Z-rating: 5 stars out of 5

Cheese Factor: 2 stars out of 5


Just when I thought this franchise couldn't possibly sink any lower, they come out with this movie... and totally redeem themselves! Hell yeah, this is the definitive Friday the 13th movie. Starting with some shots of the woods and Crystal Lake with the fog rolling, it perfectly sets the creepy mood for the rest of the film. On the eve of Friday the 13th, Tommy Jarvis and Horshack from Welcome Back, Kotter is hauling ass up to the cemetery where they plan to exhume Jason's body and cremate it. Looks like Tommy Jarvis is still haunted by the man he "killed" as a child. They dig up his grave and find a maggot-infested, worm-covered corpse rotting in the coffin. Jarvis rips off a piece of the fence and repeated stabs the corpse with it in a fit blind rage, leaving it sticking out of the grave as he retrieves the gasoline. In a Frankenstein-esque resurrection sequence, lightning strikes Jason twice in a row and revives him as a bad ass, undead, super zombie killer that punches holes through Horshack like he was made of Styrofoam and paper mache. Jarvis tries desperately to douse him with gasoline and light him on fire but the weather is on Jason's side as it starts to rain. Now, that's how you start a movie!

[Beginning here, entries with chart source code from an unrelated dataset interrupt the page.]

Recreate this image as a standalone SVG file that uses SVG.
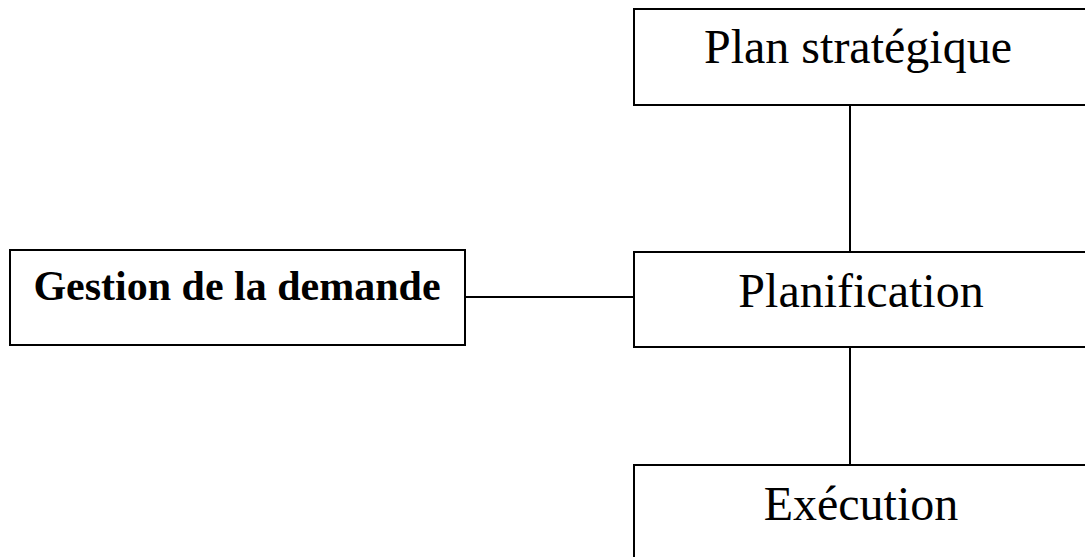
<svg xmlns="http://www.w3.org/2000/svg" width="1085" height="557" viewBox="0 0 1085 557">
  <style>
    .box { fill: #ffffff; stroke: #000000; stroke-width: 2; }
    .lbl { font-family: "Liberation Serif", "Times New Roman", serif; font-size: 48px; fill: #000000; text-anchor: middle; }
    .lbl-b { font-family: "Liberation Serif", "Times New Roman", serif; font-size: 42px; font-weight: bold; fill: #000000; text-anchor: middle; }
    .conn { stroke: #000000; stroke-width: 2; fill: none; }
  </style>
  <rect width="1085" height="557" fill="#ffffff"/>

  <!-- connectors -->
  <g id="connectors">
    <line class="conn" x1="850" y1="105" x2="850" y2="252"/>
    <line class="conn" x1="850" y1="347" x2="850" y2="465"/>
    <line class="conn" x1="465" y1="297" x2="634" y2="297"/>
  </g>

  <g id="plan-strategique">
    <rect class="box" x="634" y="9" width="460" height="96"/>
    <text class="lbl" x="858" y="63">Plan stratégique</text>
  </g>

  <g id="planification">
    <rect class="box" x="634" y="252" width="460" height="95"/>
    <text class="lbl" x="861" y="307">Planification</text>
  </g>

  <g id="execution">
    <rect class="box" x="634" y="465" width="460" height="100"/>
    <text class="lbl" x="861" y="520">Exécution</text>
  </g>

  <g id="gestion-demande">
    <rect class="box" x="10" y="250" width="455" height="95"/>
    <text class="lbl-b" x="237" y="300">Gestion de la demande</text>
  </g>
</svg>
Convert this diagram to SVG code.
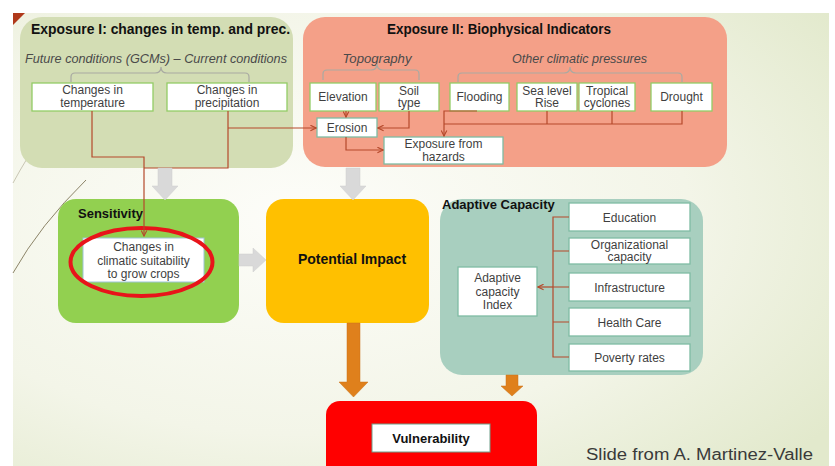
<svg xmlns="http://www.w3.org/2000/svg" width="835" height="466" viewBox="0 0 835 466">
<defs>
<radialGradient id="bg" cx="0.35" cy="0.45" r="0.8">
<stop offset="0" stop-color="#fdfdf9"/>
<stop offset="0.6" stop-color="#f3f5e8"/>
<stop offset="1" stop-color="#e2e9cc"/>
</radialGradient>
<marker id="ah" viewBox="0 0 10 10" refX="9" refY="5" markerWidth="7" markerHeight="7" orient="auto" markerUnits="userSpaceOnUse">
<path d="M1,1 L9,5 L1,9" fill="none" stroke="#b5492b" stroke-width="1.6"/>
</marker>
<style>
.box{fill:#ffffff;stroke:#93cc66;stroke-width:1.3}
.tbox{fill:#ffffff;stroke:#7fbca4;stroke-width:1.3}
.t{font-family:"Liberation Sans",Arial,sans-serif;font-size:12px;fill:#3f3f3f;text-anchor:middle}
.it{font-family:"Liberation Sans",Arial,sans-serif;font-size:12px;font-style:italic;fill:#4a4a4a;text-anchor:middle}
.h{font-family:"Liberation Sans",Arial,sans-serif;font-weight:bold;fill:#111111}
.conn{fill:none;stroke:#b5492b;stroke-width:1.2}
.brace{fill:none;stroke:#a9aaa2;stroke-width:1.2}
.garrow{fill:#d9d9d9;stroke:#cfcfcf;stroke-width:0.5}
.oarrow{fill:#df801c;stroke:#c9721a;stroke-width:0.5}
</style>
</defs>
<rect x="0" y="0" width="835" height="466" fill="#ffffff"/>
<rect x="13" y="13" width="816" height="453" fill="url(#bg)"/>
<path d="M13,13 L25,13 L13,25 Z" fill="#b0391b"/>
<path d="M86,180 Q40,225 13,273" fill="none" stroke="#8c8468" stroke-width="1"/>
<path d="M28,157 Q20,170 13,183" fill="none" stroke="#c9c6b4" stroke-width="1"/>

<g id="exposure1">
<rect x="20" y="17" width="273" height="151" rx="22" fill="#d3ddb4"/>
<text class="h" x="31" y="34" font-size="14" textLength="259" lengthAdjust="spacingAndGlyphs">Exposure I: changes in temp. and prec.</text>
<text class="it" x="156" y="63" textLength="262" lengthAdjust="spacingAndGlyphs">Future conditions (GCMs) – Current conditions</text>
<path class="brace" d="M71,82 V77 Q71,73 75,73 H155 Q161,73 161,67 Q161,73 167,73 H245 Q249,73 249,77 V82"/>
</g>
<g id="changes-temperature">
<rect class="box" x="32" y="83" width="121" height="28"/>
<text class="t" x="92.5" y="94">Changes in</text>
<text class="t" x="92.5" y="107">temperature</text>
</g>
<g id="changes-precipitation">
<rect class="box" x="167" y="83" width="120" height="28"/>
<text class="t" x="227" y="94">Changes in</text>
<text class="t" x="227" y="107">precipitation</text>
</g>

<g id="exposure2">
<rect x="303" y="17" width="424" height="150" rx="22" fill="#f4a088"/>
<text class="h" x="387" y="34" font-size="14" textLength="224" lengthAdjust="spacingAndGlyphs">Exposure II: Biophysical Indicators</text>
<text class="it" x="377" y="63" textLength="69" lengthAdjust="spacingAndGlyphs">Topography</text>
<text class="it" x="579.5" y="63" textLength="135" lengthAdjust="spacingAndGlyphs">Other climatic pressures</text>
<path class="brace" d="M323,80 V74 Q323,70 327,70 H371 Q377,70 377,64 Q377,70 383,70 H415 Q419,70 419,74 V80"/>
<path class="brace" d="M458,82 V77 Q458,73 462,73 H564 Q570,73 570,67 Q570,73 576,73 H678 Q682,73 682,77 V82"/>
</g>
<g id="elevation">
<rect class="box" x="310" y="83" width="66" height="28"/>
<text class="t" x="343" y="101">Elevation</text>
</g>
<g id="soil-type">
<rect class="box" x="379" y="83" width="60" height="28"/>
<text class="t" x="409" y="94.5">Soil</text>
<text class="t" x="409" y="107">type</text>
</g>
<g id="flooding">
<rect class="box" x="450" y="83" width="59" height="28"/>
<text class="t" x="479.5" y="101">Flooding</text>
</g>
<g id="sea-level-rise">
<rect class="box" x="517" y="83" width="60" height="28"/>
<text class="t" x="547" y="94.5" font-size="11.5">Sea level</text>
<text class="t" x="547" y="107" font-size="11.5">Rise</text>
</g>
<g id="tropical-cyclones">
<rect class="box" x="579" y="83" width="56" height="28"/>
<text class="t" x="607" y="94.5" font-size="11.5">Tropical</text>
<text class="t" x="607" y="107" font-size="11.5">cyclones</text>
</g>
<g id="drought">
<rect class="box" x="651" y="83" width="61" height="28"/>
<text class="t" x="681.5" y="101">Drought</text>
</g>
<g id="erosion">
<rect class="tbox" x="317" y="118" width="60" height="19"/>
<text class="t" x="347" y="132">Erosion</text>
</g>
<g id="exposure-hazards">
<rect class="tbox" x="384" y="137" width="119" height="27"/>
<text class="t" x="443.5" y="148">Exposure from</text>
<text class="t" x="443.5" y="161">hazards</text>
</g>

<g id="sensitivity">
<rect x="58" y="199" width="181" height="124" rx="18" fill="#92d050"/>
<text class="h" x="78" y="218" font-size="13">Sensitivity</text>
</g>
<g id="climatic-suitability">
<rect x="83" y="238" width="121" height="44" fill="#ffffff" stroke="#9cc4d6" stroke-width="1"/>
<text class="t" x="143.5" y="251" font-size="12.5">Changes in</text>
<text class="t" x="143.5" y="264.5" font-size="12.5">climatic suitability</text>
<text class="t" x="143.5" y="278" font-size="12.5">to grow crops</text>
<ellipse cx="141.5" cy="262" rx="71" ry="34" fill="none" stroke="#e8141a" stroke-width="4"/>
</g>

<g id="potential-impact">
<rect x="266" y="199" width="163" height="124" rx="18" fill="#ffc000"/>
<text class="h" x="352" y="264" font-size="14" text-anchor="middle">Potential Impact</text>
</g>

<g id="adaptive-capacity">
<rect x="440" y="199" width="263" height="176" rx="22" fill="#a8cfbf"/>
<text class="h" x="442" y="209" font-size="13">Adaptive Capacity</text>
</g>
<g id="ac-index">
<rect class="tbox" x="458" y="267" width="79" height="49"/>
<text class="t" x="497.5" y="282">Adaptive</text>
<text class="t" x="497.5" y="295.5">capacity</text>
<text class="t" x="497.5" y="309">Index</text>
</g>
<g id="education">
<rect class="tbox" x="569" y="203" width="121" height="28"/>
<text class="t" x="629.5" y="221.5">Education</text>
</g>
<g id="organizational">
<rect class="tbox" x="569" y="238" width="121" height="26"/>
<text class="t" x="629.5" y="248.5">Organizational</text>
<text class="t" x="629.5" y="261">capacity</text>
</g>
<g id="infrastructure">
<rect class="tbox" x="569" y="273" width="121" height="28"/>
<text class="t" x="629.5" y="292">Infrastructure</text>
</g>
<g id="health-care">
<rect class="tbox" x="569" y="308" width="121" height="28"/>
<text class="t" x="629.5" y="327">Health Care</text>
</g>
<g id="poverty-rates">
<rect class="tbox" x="569" y="344" width="121" height="27"/>
<text class="t" x="629.5" y="362">Poverty rates</text>
</g>

<g id="vulnerability">
<rect x="326" y="401" width="211" height="80" rx="14" fill="#ff0000"/>
<rect x="372" y="424" width="118" height="28" fill="#ffffff" stroke="#6f9f8a" stroke-width="1"/>
<text class="h" x="431" y="443" font-size="13" text-anchor="middle">Vulnerability</text>
</g>

<g id="connectors">
<path class="conn" d="M92,111 V157 H144 V236" marker-end="url(#ah)"/>
<path class="conn" d="M228,111 V168 H144"/>
<path class="conn" d="M228,128 H316" marker-end="url(#ah)"/>
<path class="conn" d="M346,111 V117" marker-end="url(#ah)"/>
<path class="conn" d="M409,111 V128 H378" marker-end="url(#ah)"/>
<path class="conn" d="M346,137 V150 H383" marker-end="url(#ah)"/>
<path class="conn" d="M477,111 H444 V136" marker-end="url(#ah)"/>
<path class="conn" d="M444,124 H682 V111 M547,111 V124 M612,111 V124"/>
<path class="conn" d="M569,217 H553 V357 H569 M553,251 H569 M553,322 H569 M553,287 H569"/>
<path class="conn" d="M553,287 H538" marker-end="url(#ah)"/>
<polygon class="garrow" points="158,168 172,168 172,186 178,186 165,200 152,186 158,186"/>
<polygon class="garrow" points="346,168 360,168 360,186 366,186 353,200 340,186 346,186"/>
<polygon class="garrow" points="239,254 253,254 253,248 266,260 253,272 253,266 239,266"/>
<polygon class="oarrow" points="347,323 360,323 360,382 368,382 353.5,397 339,382 347,382"/>
<polygon class="oarrow" points="506,375 518,375 518,386 523,386 512,396 501,386 506,386"/>
</g>

<text x="586" y="460" font-family="'Liberation Sans',Arial,sans-serif" font-size="16" fill="#3a3a3a" textLength="227" lengthAdjust="spacingAndGlyphs">Slide from A. Martinez-Valle</text>
</svg>
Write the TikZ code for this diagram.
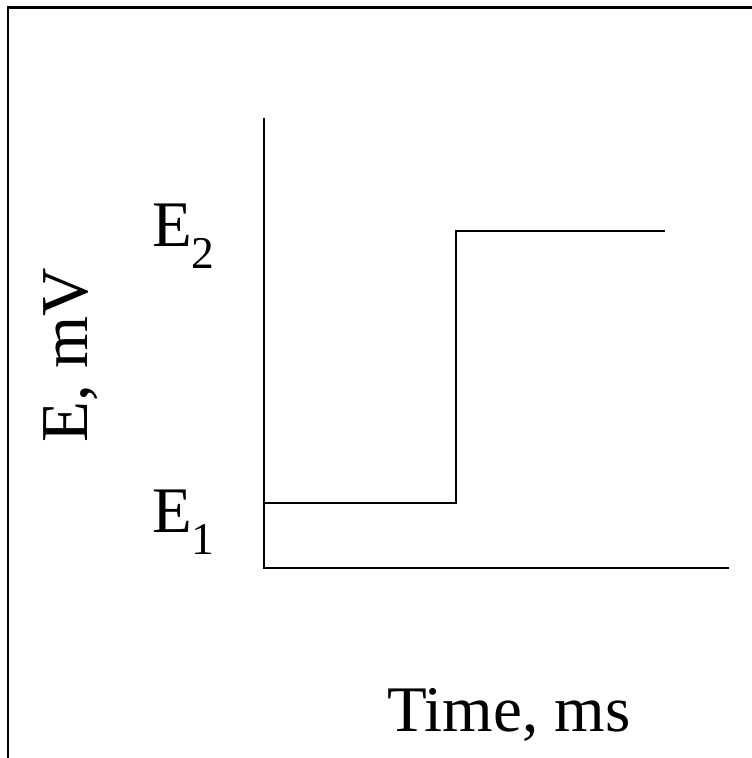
\documentclass[tikz,border=0pt]{standalone}
\usepackage{fontspec}
\setmainfont{Liberation Serif}
\usetikzlibrary{positioning}

\begin{document}
\begin{tikzpicture}[x=1pt,y=1pt,font=\fontsize{65}{72}\selectfont,
  lbl/.style={inner sep=0pt},
  ax/.style={line width=2.2pt}]
\useasboundingbox (0,0) rectangle (752,758);
% frame, cut at the right and the bottom
\coordinate (fb) at (8,0);
\coordinate (fc) at (8,750.5);
\coordinate (fr) at (752,750.5);
\draw[line width=2.8pt] (fb) -- (fc) -- (fr);
% axes
\coordinate (o) at (264,190);
\coordinate (ytop) at (264,640);
\coordinate (xend) at (729,190);
\draw[ax] (ytop) -- (o) -- (xend);
% step
\coordinate (s0) at (264,255);
\coordinate (s1) at (456,255);
\coordinate (s2) at (456,527);
\coordinate (s3) at (665,527);
\draw[ax] (s0) -- (s1) -- (s2) -- (s3);
% labels
\node (e2) [lbl,anchor=base west] at (152,511) {E\textsubscript{2}};
\node (e1) [lbl,anchor=base west] at (152,225) {E\textsubscript{1}};
\node (ylab) [lbl,anchor=base west,rotate=90,font=\fontsize{67}{72}\selectfont] at (87,315) {E, mV};
\node (xlab) [lbl,anchor=base west] at (387,27) {Time, ms};
\end{tikzpicture}
\end{document}
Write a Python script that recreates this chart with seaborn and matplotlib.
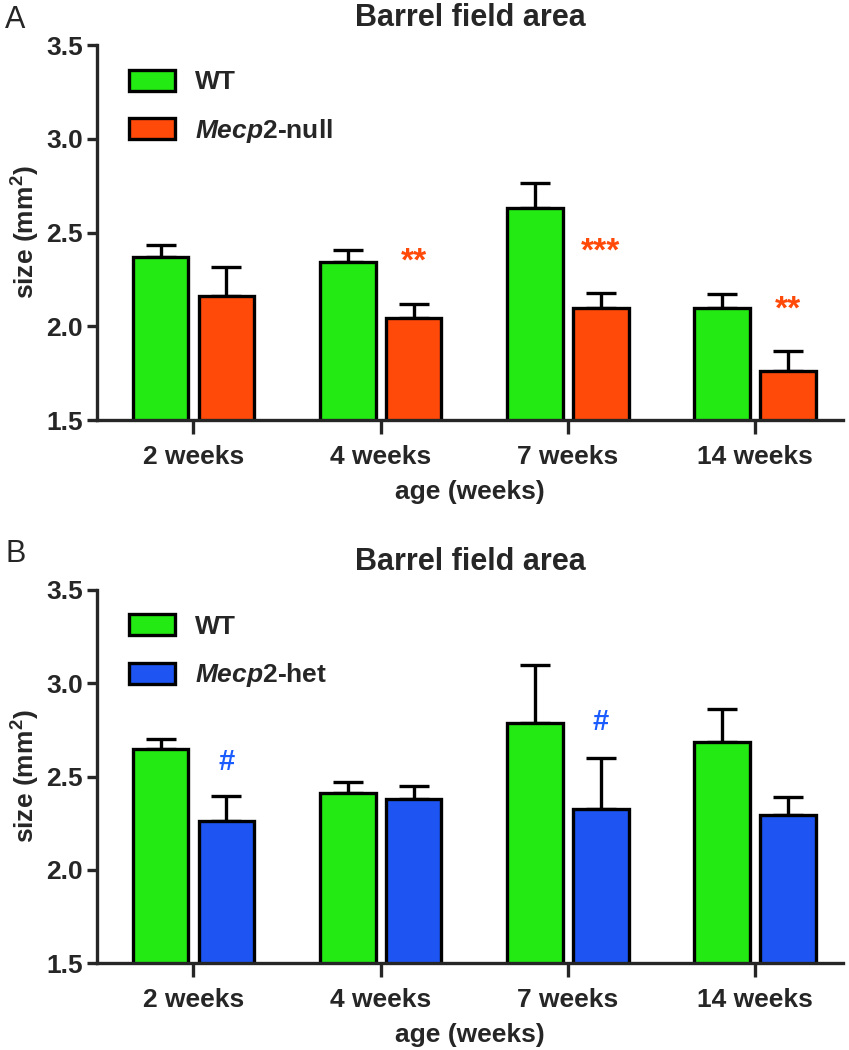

The end of Part V sets Tommy Jarvis up to be the new killer of the franchise but because that movie sucked ass through a straw, they ignored the ending completely and brought back Jason instead. Tom McLoughlin, who previously directed One Dark Night, decided to make Jason more like Frankenstein's Monster. There are small references to Frankenstein all through the film: Jason's revival by lightning, Alice Cooper's "Teenage Frankenstein" plays on the radio when two of the counselors are killed in an RV, and Tommy Jarvis says he's at Karloff's General something when he gives his location to the Sheriff's daughter. This is a subtle nod to Boris Karloff who played The Monster in the Universal's Frankenstein, Bride of Frankenstein, and Son of Frankenstein.


Jason was hard to kill before but he was supposedly still human (apparently he just survived at the bottom of the lake as a child for some 20 years or so because that makes total sense) but now he's a supernatural being with immense strength that cannot be killed. Jason can't be hurt, he can't be drowned, not even bullets slow him down anymore. I remember Jason getting knocked down by a shovel in a previous film, someone breaks a shovel over his head at the beginning of this film and it doesn't even faze him. Jason shows how strong he is when he grabs a guy by the wrist, hurls him 100 feet away into a tree, and accidentally ripping his arm off in the process with little to no effort. This version of Jason is how all future installments will portray him.

"Oh HELL no."

So now Crystal Lake has changed their name to Forest Green in hopes that people can forget about all the killing. Thanks to Tommy Jarvis, Jason is awake again and running amok. The only way to stop him is to return him to his original resting place, to Crystal Lake where he drowned as a child. Jarvis tries to get help from the police station after resurrecting Jason but the sheriff doesn't believe him about Jason. The sheriff's daughter, Megan, does and tries her best to help him put an end to Jason once and for all.


Nudity: Surprisingly, none. Although nudity and gore go hand-in-hand in slasher films, this one is successful even without the nudity. We do get a couple shots of Megan's crotch (the sheriff's daughter) as she's helping Tommy Jarvis escape.

What I would've give for those to be yoga pants...

Gore: Also surprisingly, not much. There are violent and brutal killings but not a lot of graphic on-screen deaths. A cabin is seen drenched in blood to imply that a brutal murder had taken place but nothing is explicitly shown. There's also a triple decapitation that's obscured by blood splattering onto the screen but, sadly, doesn't show any heads rolling.

Yeah, not THAT much blood...

Awesome: They really made up for the lack of gore and nudity by providing a super bad ass Jason and a bit of humor. You wouldn't expect a slasher franchise like Friday the 13th to be so successful without gore and nudity but this is considered a fan-favorite in the series. My favorite kill is the drunk gravedigger who throws an empty bottle over his shoulder, expecting to hear it shatter on the ground behind him. Jason caught the bottle, breaks it with his bare hands, and stabs the gravedigger in the throat with the broken bottle. This all happens so fast and Jason squeezes the bottle so nonchalantly, you can't help but love it.